Фурманов (Исбах) - страница 241

Но представитель наших противников пробивается к его постели. 13 марта днем он появляется на квартире Митяя, будто бы справиться о состоянии его здоровья.

Фурманов спрашивает его о делах.

— На что ты надеялся, — цинично отвечает непрошеный гость, — ведь вас меньшинство. Вопрос твой провален. Некоторые хотели тебе тоже записать «уклончик». Да уж пощадили. Выздоравливай, найдем общую точку. Пора тебе бросить эту нелепую борьбу. Никому она ничего не принесет. Сам понимаешь, что слишком загнул.

…Болезнь усиливалась. Врачи констатировали менингит. В доме беспрерывно дежурили близкие друзья. Не отходила от его постели исхудавшая, скорбная Ная. Приехал старый ивановец Шарапов. Пришла сестра Ленина, Анна Ильинична Елизарова. Молодой писатель Иван Рахилло колол во дворе лед для компрессов. Беспрерывно звонил телефон. Сотни людей справлялись о здоровье Митяя. Товарищи из ЦК, из ПУРа, из Госиздата, Куйбышев, Бубнов, Белов, Накоряков, чапаевцы, туркестанцы, писатели, бойцы, совсем незнакомые люди.

Вечером 13 марта 1926 года Фурманов, умирающий, вырываясь из рук державших его товарищей, шептал: «Пустите меня, пустите… Я еще не все успел сказать… Не все сделал. Мне еще так много нужно сделать…» С этими словами он потерял сознание и через два дня, 15 марта, в девять часов вечера умер. Ему было только тридцать четыре года…

17, марта в 11 часов дня состоялась гражданская панихида в Доме печати. В почетном карауле стояли делегаты Реввоенсовета, герои гражданской войны, представители ВЦИК и Московского Совета, чапаевцы, писатели, рабочие. Венки… Целое море цветов. Горячо и скорбно говорили друзья. Потом подъехал артиллерийский лафет, сопровождаемый эскадроном кавалеристов. Длинная процессия протянулась по всей Пироговской улице до Новодевичьего кладбища.

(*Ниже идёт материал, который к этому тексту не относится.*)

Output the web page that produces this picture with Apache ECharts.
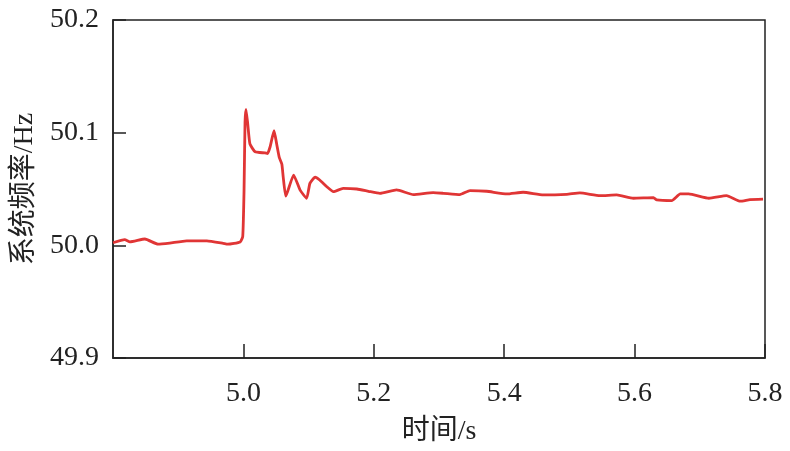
<!DOCTYPE html>
<html><head><meta charset="utf-8">
<script src="https://cdn.jsdelivr.net/npm/echarts@6/dist/echarts.min.js"></script>
<style>html,body{margin:0;padding:0;background:#fff}#c{width:790px;height:451px}</style>
</head><body><div id="c"></div>
<script>
const xTicks = [5.0, 5.2, 5.4, 5.6, 5.8];
const yTicks = [49.9, 50.0, 50.1, 50.2];
const time = [4.800,4.818,4.826,4.849,4.869,4.887,4.913,4.944,4.969,4.976,4.995,4.999,5.001,5.0025,5.004,5.0066,5.010,5.018,5.033,5.037,5.041,5.047,5.051,5.055,5.059,5.061,5.065,5.077,5.087,5.097,5.102,5.110,5.117,5.128,5.138,5.153,5.174,5.192,5.2095,5.235,5.2606,5.291,5.3066,5.332,5.3475,5.373,5.404,5.429,5.460,5.496,5.516,5.547,5.5725,5.598,5.629,5.634,5.657,5.670,5.683,5.714,5.741,5.762,5.777,5.797];
const freq = [50.0023,50.005,50.003,50.0056,50.001,50.002,50.004,50.004,50.0018,50.001,50.003,50.008,50.049,50.109,50.1207,50.108,50.090,50.083,50.082,50.0815,50.0875,50.1017,50.090,50.078,50.072,50.061,50.0436,50.0624,50.049,50.0417,50.055,50.0605,50.058,50.052,50.0476,50.0506,50.050,50.0480,50.0462,50.0492,50.045,50.0468,50.0462,50.045,50.0486,50.048,50.0456,50.0471,50.0447,50.0453,50.0465,50.0441,50.0447,50.0418,50.0423,50.0403,50.0397,50.0456,50.0456,50.0418,50.0441,50.0392,50.0406,50.041];
const data = time.map((t, i) => [t, freq[i]]);
const font = '"Liberation Serif", "Noto Sans CJK SC", serif';
const chart = echarts.init(document.getElementById('c'));
chart.setOption({
  animation: false,
  grid: { left: 113, top: 20, width: 652, height: 338, containLabel: false, outerBoundsMode: 'none',
    show: true, borderColor: '#222', borderWidth: 1.5, backgroundColor: 'transparent' },
  xAxis: {
    type: 'value', min: 4.8, max: 5.8, interval: 0.2,
    name: '时间/s', nameLocation: 'middle', nameGap: 60,
    nameTextStyle: { fontFamily: font, fontSize: 28, color: '#222' },
    axisLine: { lineStyle: { color: '#222', width: 1.5 } },
    axisTick: { inside: true, length: 14, lineStyle: { color: '#222', width: 1.5 } },
    splitLine: { show: false },
    axisLabel: { showMinLabel: false, margin: 22, fontFamily: font, fontSize: 28, color: '#222',
      formatter: v => xTicks.some(t => Math.abs(t - v) < 1e-6) ? v.toFixed(1) : '' }
  },
  yAxis: {
    type: 'value', min: 49.9, max: 50.2, interval: 0.1,
    name: '系统频率/Hz', nameLocation: 'middle', nameGap: 68,
    nameTextStyle: { fontFamily: font, fontSize: 28, color: '#222' },
    axisLine: { show: true, lineStyle: { color: '#222', width: 1.5 } },
    axisTick: { show: true, inside: true, length: 13, lineStyle: { color: '#222', width: 1.5 } },
    splitLine: { show: false },
    axisLabel: { margin: 14, fontFamily: font, fontSize: 28, color: '#222',
      formatter: v => yTicks.some(t => Math.abs(t - v) < 1e-6) ? v.toFixed(1) : '' }
  },
  series: [{
    type: 'line', data: data, showSymbol: false, smooth: 0.15,
    lineStyle: { color: '#e03535', width: 2.8 }
  }]
});
</script></body></html>
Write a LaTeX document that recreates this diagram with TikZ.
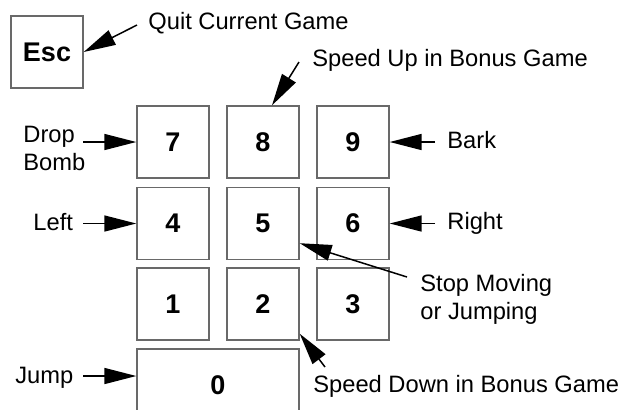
\documentclass[tikz,border=0pt]{standalone}
\usepackage{fontspec}
\setmainfont{Liberation Sans}
\usetikzlibrary{arrows.meta}
\definecolor{keyline}{RGB}{105,105,105}
\begin{document}
\begin{tikzpicture}[x=0.5pt,y=-0.5pt,
  keybox/.style={draw=keyline,line width=0.7pt,inner sep=0pt,minimum width=36pt,minimum height=36pt,font=\fontsize{13.5}{16}\selectfont\bfseries},
  lbl/.style={inner sep=0pt,anchor=base west,align=left,font=\fontsize{11.85}{14}\selectfont},
  arr/.style={draw=black,line width=0.75pt,-{Triangle[length=16pt,width=8pt]}}]
\useasboundingbox (0,0) rectangle (621,409);
% keys
\node[keybox] (esc) at (47,52) {Esc};
\node[keybox] (k7) at (173,142) {7};
\node[keybox] (k8) at (263,142) {8};
\node[keybox] (k9) at (353,142) {9};
\node[keybox] (k4) at (173,223.5) {4};
\node[keybox] (k5) at (263,223.5) {5};
\node[keybox] (k6) at (353,223.5) {6};
\node[keybox] (k1) at (173,304) {1};
\node[keybox] (k2) at (263,304) {2};
\node[keybox] (k3) at (353,304) {3};
\node[keybox,minimum width=81pt] (k0) at (218,385) {0};
% labels
\node[lbl] (lquit) at (148,29) {Quit Current Game};
\node[lbl] (lsup) at (312,66) {Speed Up in Bonus Game};
\node[lbl] (ldrop) at (23,170) {Drop\\Bomb};
\node[lbl] (lleft) at (33,230) {Left};
\node[lbl] (lbark) at (447,148) {Bark};
\node[lbl] (lright) at (447,229.5) {Right};
\node[lbl] (lstop) at (420,319) {Stop Moving\\or Jumping};
\node[lbl] (ljump) at (15,383) {Jump};
\node[lbl] (lsdown) at (313,392) {Speed Down in Bonus Game};
% arrow start points
\coordinate (cquit) at (137,25);
\coordinate (csup) at (299,62);
\coordinate (cdrop) at (83,142);
\coordinate (cleft) at (83,223.5);
\coordinate (cbark) at (435,142);
\coordinate (cright) at (435,223.5);
\coordinate (cstop) at (407,277);
\coordinate (csdown) at (325,367);
\coordinate (cjump) at (83,376);
% arrows
\draw[arr] (cquit) -- (esc.east);
\draw[arr] (csup) -- ([xshift=4.5pt]k8.north);
\draw[arr] (cdrop) -- (k7.west);
\draw[arr] (cleft) -- (k4.west);
\draw[arr] (cbark) -- (k9.east);
\draw[arr] (cright) -- (k6.east);
\draw[arr] (cstop) -- ([yshift=8.5pt]k5.south east);
\draw[arr] (csdown) -- ([yshift=3.5pt]k2.south east);
\draw[arr] (cjump) -- ([yshift=4.5pt]k0.west);
\end{tikzpicture}
\end{document}
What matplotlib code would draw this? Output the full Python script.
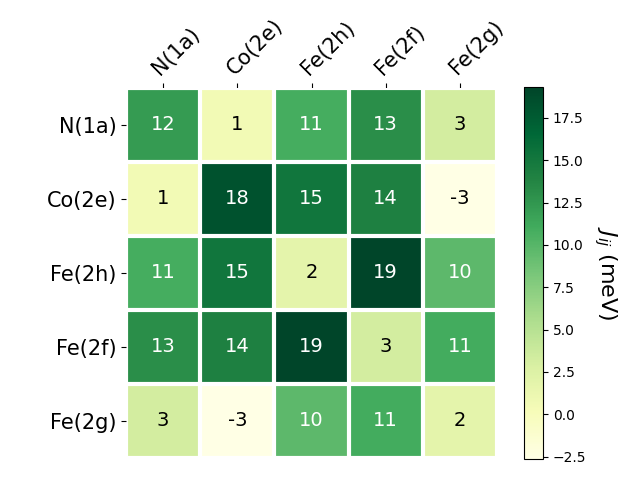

И опять речи у свежего могильного холма. Выступал Демьян Бедный. Подавляя слезы, говорил старинный друг Митяя, ивановец и чапаевец, поседевший в боях воин Николай Михайлович Хлебников. Представители ПУРа и Московского комитета. Венгерский писатель Вела Иллеш. Стихи памяти Фурманова прочел Александр Жаров. Многие, не стыдясь, плакали. Успокаивая Анну Никитичну, сам заливался слезами Мате Залка.

Он писал потом, наш славный друг Мате:

«Все это казалось ненужным, невероятным, неестественным. Фурманов умер. Я могу представить Дмитрия убитым в бою. Лежит на поле комиссар с орденом на груди, лежит павший смертью храбрых. Но грипп… Бредом казалась нелепая эта смерть…»

В «Правде» была напечатана статья нашего старшого, Александра Серафимовича, «Умер художник революции».